In late 1999 my dailer driver changed from an early 70's B body with a 318 (which I had been driving for the previous 6 years) to a 2000 300M.
In the 5.5 winters that I've been driving the 300, there have been 3 or 4 winters where several times the snowfall was such that I'm pretty sure I would have been stuck in a RWD car equipped with the best snow tires. (chains are unheard of here, and studs were made illegal more than 20 years ago).
For the past 3.5 winters I've put snow tires on the 300 (on 16" plain steel wheels). I think the snow tires, combined with FWD, make the difference between being able to drive out of my driveway and get to the nearest plowed feeder or arterial road after a foot of snow falls the previous night. This exact situation has happened several times this winter, and I'm making my own tracks (not driving in a set of tracks created by a few 4x4's already).

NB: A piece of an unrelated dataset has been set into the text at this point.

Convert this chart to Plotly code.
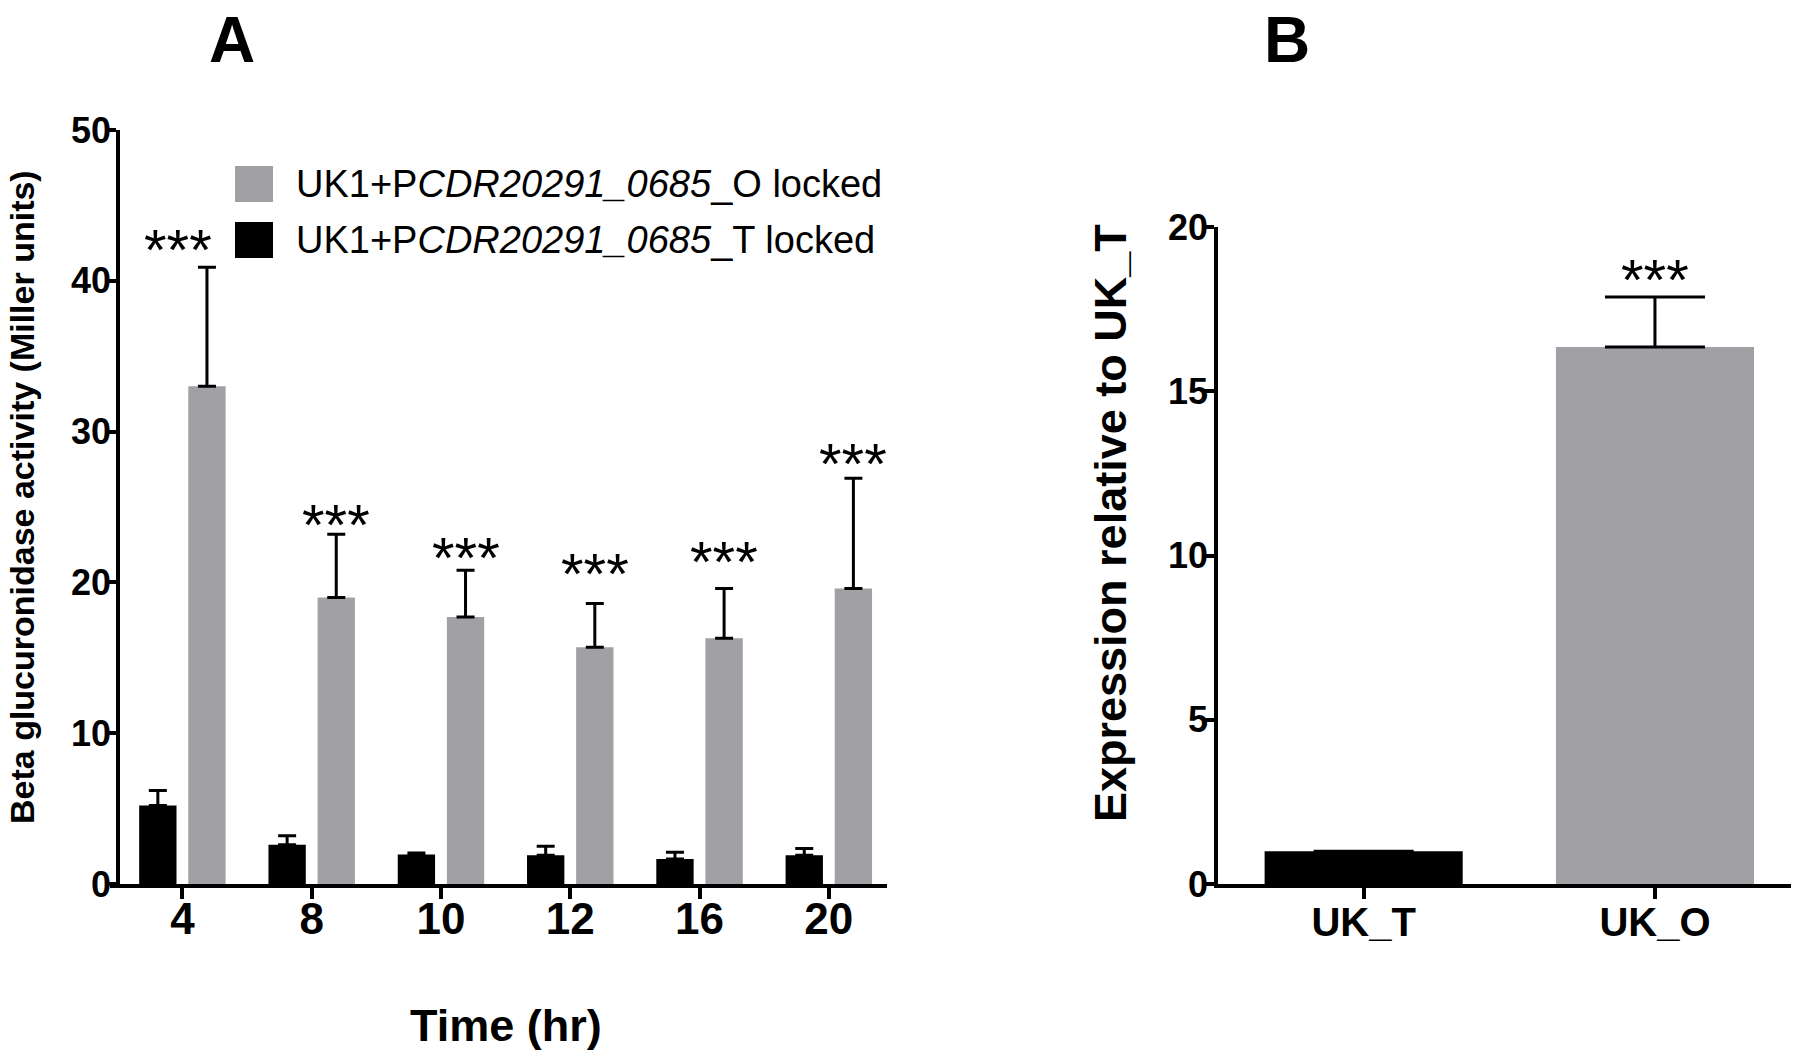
import plotly.graph_objects as go

# ---------------- data ----------------
times = ["4", "8", "10", "12", "16", "20"]
t_locked_mean = [5.2, 2.6, 1.95, 1.9, 1.65, 1.9]
t_locked_sd = [1.0, 0.6, 0.1, 0.6, 0.45, 0.45]
o_locked_mean = [33.0, 19.0, 17.7, 15.7, 16.3, 19.6]
o_locked_sd = [7.9, 4.2, 3.1, 2.9, 3.3, 7.3]
star_a_y = [42.6, 24.4, 22.2, 21.1, 21.9, 28.4]
stars_a = ["***"] * 6

groups_b = ["UK_T", "UK_O"]
expr_mean = [1.0, 16.35]
expr_sd = [0.0, 1.52]
star_b = ["", "***"]
star_b_y = [None, 18.65]

legend_o = "UK1+P<i>CDR20291_0685</i>_O locked"
legend_t = "UK1+P<i>CDR20291_0685</i>_T locked"

# ---------------- style ----------------
BLACK = "#000000"
GRAY = "#a1a0a5"
FONT = "Arial, Liberation Sans, sans-serif"
W, H = 1800, 1056
BARGAP = 0.24
BARGROUPGAP = 0.24
STAR_SIZE = 58
STAR_YSHIFT = -8
star_a_xshift = [-29, 0, 0, 0, 0, 0]   # first label nudged left, as in the original

fig = go.Figure()

fig.add_trace(go.Bar(
    x=times, y=t_locked_mean, name=legend_t,
    marker=dict(color=BLACK, line=dict(width=0)),
    error_y=dict(type="data", array=t_locked_sd, arrayminus=[0] * len(times),
                 symmetric=False, color=BLACK, thickness=3, width=9),
    xaxis="x", yaxis="y", showlegend=False,
))
fig.add_trace(go.Bar(
    x=times, y=o_locked_mean, name=legend_o,
    marker=dict(color=GRAY, line=dict(width=0)),
    error_y=dict(type="data", array=o_locked_sd, arrayminus=[0] * len(times),
                 symmetric=False, color=BLACK, thickness=3, width=9),
    xaxis="x", yaxis="y", showlegend=False,
))
fig.add_trace(go.Bar(
    x=groups_b, y=expr_mean, width=0.68,
    marker=dict(color=[BLACK, GRAY], line=dict(width=0)),
    error_y=dict(type="data", array=expr_sd, arrayminus=[0, 0],
                 symmetric=False, color=BLACK, thickness=3, width=50),
    xaxis="x2", yaxis="y2", showlegend=False,
))

axis_common = dict(
    showline=True, linecolor=BLACK, linewidth=3.5, mirror=False,
    ticks="outside", ticklen=11, tickwidth=3.5, tickcolor=BLACK,
    showgrid=False, zeroline=False, automargin=False,
)


def px2x(px):
    return px / W


def px2y(py):
    return 1 - py / H


fig.update_layout(
    width=W, height=H,
    margin=dict(l=0, r=0, t=0, b=0, autoexpand=False),
    paper_bgcolor="white", plot_bgcolor="white",
    barmode="group", bargap=BARGAP, bargroupgap=BARGROUPGAP,
    font=dict(family=FONT, color=BLACK),
    xaxis=dict(domain=[px2x(110), px2x(887)], range=[-0.56, 5.45],
               type="category", anchor="y", ticklabelstandoff=-18,
               tickfont=dict(family=FONT, size=44, color=BLACK, weight="bold"),
               **axis_common),
    yaxis=dict(domain=[px2y(884), px2y(130)], range=[0, 50], dtick=10,
               anchor="free", position=px2x(118), ticklabelstandoff=-13,
               tickfont=dict(family=FONT, size=36, color=BLACK, weight="bold"),
               **axis_common),
    xaxis2=dict(domain=[px2x(1218), px2x(1791)], range=[-0.5, 1.467],
                type="category", anchor="y2", ticklabelstandoff=-11,
                tickfont=dict(family=FONT, size=40, color=BLACK, weight="bold"),
                **axis_common),
    yaxis2=dict(domain=[px2y(884), px2y(227)], range=[0, 20], dtick=5,
                anchor="x2", ticklabelstandoff=-12,
                tickfont=dict(family=FONT, size=36, color=BLACK, weight="bold"),
                **axis_common),
)

ann = []
# significance stars, panel A (above the grey bars)
gray_offset = (1 - BARGAP) / 4
for i, (s, yv, xs) in enumerate(zip(stars_a, star_a_y, star_a_xshift)):
    ann.append(dict(x=i + gray_offset, y=yv, xref="x", yref="y", text=s,
                    xshift=xs, yshift=STAR_YSHIFT, showarrow=False,
                    xanchor="center", yanchor="middle",
                    font=dict(family=FONT, size=STAR_SIZE, color=BLACK)))
for i, (s, yv) in enumerate(zip(star_b, star_b_y)):
    if s:
        ann.append(dict(x=i, y=yv, xref="x2", yref="y2", text=s,
                        yshift=STAR_YSHIFT, showarrow=False,
                        xanchor="center", yanchor="middle",
                        font=dict(family=FONT, size=STAR_SIZE, color=BLACK)))

# axis titles
ann.append(dict(x=px2x(22), y=px2y(497), xref="paper", yref="paper",
                text="Beta glucuronidase activity (Miller units)", textangle=-90,
                showarrow=False, xanchor="center", yanchor="middle",
                font=dict(family=FONT, size=34, color=BLACK, weight="bold")))
ann.append(dict(x=px2x(506), y=px2y(1025), xref="paper", yref="paper",
                text="Time (hr)", showarrow=False, xanchor="center", yanchor="middle",
                font=dict(family=FONT, size=45, color=BLACK, weight="bold")))
ann.append(dict(x=px2x(1110), y=px2y(523), xref="paper", yref="paper",
                text="Expression relative to UK_T", textangle=-90,
                showarrow=False, xanchor="center", yanchor="middle",
                font=dict(family=FONT, size=45, color=BLACK, weight="bold")))
# panel letters
ann.append(dict(x=px2x(232), y=px2y(40), xref="paper", yref="paper", text="A",
                showarrow=False, xanchor="center", yanchor="middle",
                font=dict(family=FONT, size=64, color=BLACK, weight="bold")))
ann.append(dict(x=px2x(1287), y=px2y(40), xref="paper", yref="paper", text="B",
                showarrow=False, xanchor="center", yanchor="middle",
                font=dict(family=FONT, size=64, color=BLACK, weight="bold")))

# manual legend
shapes = []
legend_rows = [(legend_o, GRAY, 184), (legend_t, BLACK, 240)]
for text, col, cy in legend_rows:
    shapes.append(dict(type="rect", xref="paper", yref="paper",
                       x0=px2x(235), x1=px2x(273), y0=px2y(cy + 18), y1=px2y(cy - 18),
                       fillcolor=col, line=dict(width=0)))
    ann.append(dict(x=px2x(294), y=px2y(cy), xref="paper", yref="paper", text=text,
                    showarrow=False, xanchor="left", yanchor="middle",
                    font=dict(family=FONT, size=38, color=BLACK)))

fig.update_layout(annotations=ann, shapes=shapes)
fig.write_html("out.html", config={"displayModeBar": False},
               post_script="document.body.style.margin='0px';")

I'm torn when it comes to whether or not I'd want my next daily driver to be a V-8 RWD. I don't want the extra cost, dead weight, and complexity of AWD when I know I'd only use for the very very very few miles in the winter. As most of my miles are urban (stop-light to stop-light) a RWD V-8 really wouldn't get the sort of work-out it's capable of. The 3.5l 250 hp V-6 in the 300 generally gets me up to speed fast enough given congested urban driving.
If I weren't faced with the practically 100% certainty of several heavy snow dumps each year (and most of my driving continued to be on pretty flat terrain), then going to RWD for my next car would be a much easier decision to make (I really would rather drive RWD).
So when the snow falls and the plows haven't gotten to your neighborhood yet, my experience is that FWD (with ordinary "all-season" tires) is either equal to, or marginally better than, RWD with good snows.
However, FWD with good snows (Alpin or Blizzak, even 2 to 3 years old) will get you through deep snow in a totally amazing way that will leave RWD's hopelessly stuck.